## START SUPPLIED MATERIAL
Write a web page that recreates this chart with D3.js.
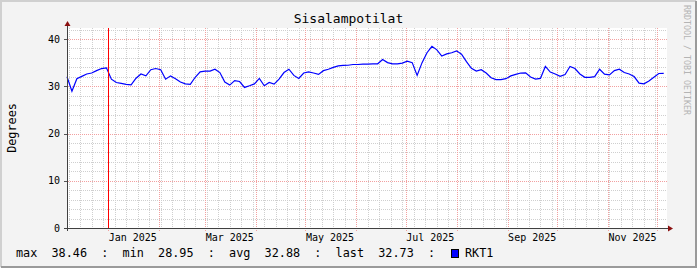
## END SUPPLIED MATERIAL
## START SUPPLIED MATERIAL
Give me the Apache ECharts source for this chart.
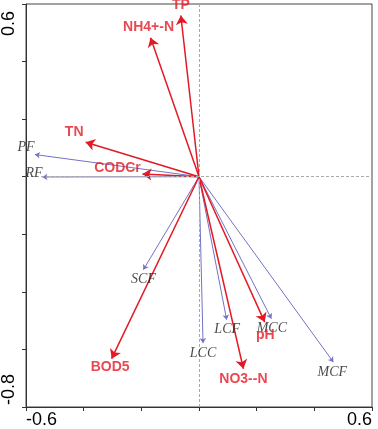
## END SUPPLIED MATERIAL
## START SUPPLIED MATERIAL
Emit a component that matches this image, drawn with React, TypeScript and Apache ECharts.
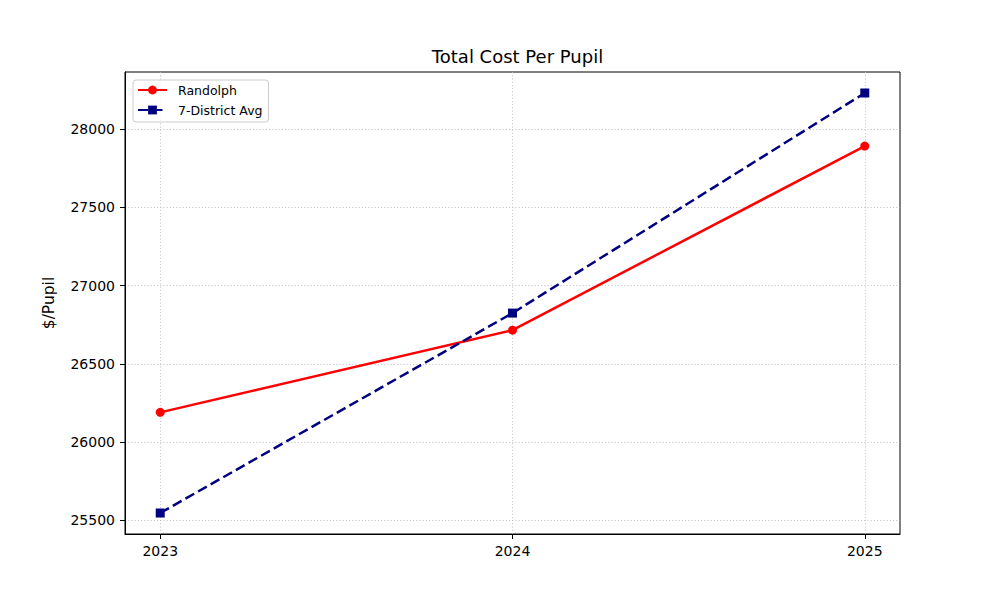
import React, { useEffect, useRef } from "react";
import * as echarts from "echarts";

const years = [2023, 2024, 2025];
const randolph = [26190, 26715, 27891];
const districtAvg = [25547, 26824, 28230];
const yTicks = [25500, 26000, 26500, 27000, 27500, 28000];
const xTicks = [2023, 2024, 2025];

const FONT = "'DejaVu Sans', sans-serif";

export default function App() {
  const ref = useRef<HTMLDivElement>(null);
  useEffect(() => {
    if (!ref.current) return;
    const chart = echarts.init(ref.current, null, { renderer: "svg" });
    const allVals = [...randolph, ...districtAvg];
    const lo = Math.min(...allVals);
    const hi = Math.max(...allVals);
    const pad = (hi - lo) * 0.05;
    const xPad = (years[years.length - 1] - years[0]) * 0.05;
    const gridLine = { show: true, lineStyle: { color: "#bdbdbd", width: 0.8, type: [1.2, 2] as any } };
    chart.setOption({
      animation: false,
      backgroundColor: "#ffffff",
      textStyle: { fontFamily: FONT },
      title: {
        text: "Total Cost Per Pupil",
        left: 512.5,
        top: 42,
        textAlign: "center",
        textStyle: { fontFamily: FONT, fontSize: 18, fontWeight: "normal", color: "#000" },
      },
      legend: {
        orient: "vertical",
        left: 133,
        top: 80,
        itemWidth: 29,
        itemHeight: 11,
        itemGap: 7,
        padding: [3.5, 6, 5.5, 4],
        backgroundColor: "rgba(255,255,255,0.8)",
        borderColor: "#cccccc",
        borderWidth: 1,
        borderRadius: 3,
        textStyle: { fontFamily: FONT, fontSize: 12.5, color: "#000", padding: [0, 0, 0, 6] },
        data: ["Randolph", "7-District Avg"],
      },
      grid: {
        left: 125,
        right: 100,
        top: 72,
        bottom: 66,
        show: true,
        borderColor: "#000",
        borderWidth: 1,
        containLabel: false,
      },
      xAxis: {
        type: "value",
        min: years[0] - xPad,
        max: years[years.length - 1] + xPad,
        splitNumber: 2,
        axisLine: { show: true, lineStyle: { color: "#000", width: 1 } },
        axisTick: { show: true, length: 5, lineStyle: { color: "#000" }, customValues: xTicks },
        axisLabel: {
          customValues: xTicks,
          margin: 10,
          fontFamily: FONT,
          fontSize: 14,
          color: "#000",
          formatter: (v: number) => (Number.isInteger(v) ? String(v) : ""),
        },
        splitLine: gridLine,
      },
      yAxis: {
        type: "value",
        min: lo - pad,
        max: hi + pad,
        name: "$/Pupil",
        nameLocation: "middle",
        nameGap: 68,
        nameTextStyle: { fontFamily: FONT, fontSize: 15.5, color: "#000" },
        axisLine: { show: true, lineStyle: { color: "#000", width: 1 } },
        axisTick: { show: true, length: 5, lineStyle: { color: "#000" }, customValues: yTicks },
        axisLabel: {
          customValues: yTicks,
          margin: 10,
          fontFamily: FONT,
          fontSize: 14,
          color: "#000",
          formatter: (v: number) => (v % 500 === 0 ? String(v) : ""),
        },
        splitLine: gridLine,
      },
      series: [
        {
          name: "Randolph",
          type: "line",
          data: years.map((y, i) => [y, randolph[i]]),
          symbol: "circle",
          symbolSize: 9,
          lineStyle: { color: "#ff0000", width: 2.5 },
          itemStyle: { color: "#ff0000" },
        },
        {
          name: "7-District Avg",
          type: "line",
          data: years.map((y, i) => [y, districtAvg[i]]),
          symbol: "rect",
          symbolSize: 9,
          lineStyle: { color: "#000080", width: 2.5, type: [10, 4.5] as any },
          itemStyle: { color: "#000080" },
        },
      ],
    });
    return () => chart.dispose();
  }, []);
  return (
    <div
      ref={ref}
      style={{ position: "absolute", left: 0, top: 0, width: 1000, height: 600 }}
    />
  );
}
## END SUPPLIED MATERIAL
### SHORT TASK
Your task is to gather all lines from the entries above that hold the word "React".

### PROBLEM SOLUTION
Emit a component that matches this image, drawn with React, TypeScript and Apache ECharts.
import React, { useEffect, useRef } from "react";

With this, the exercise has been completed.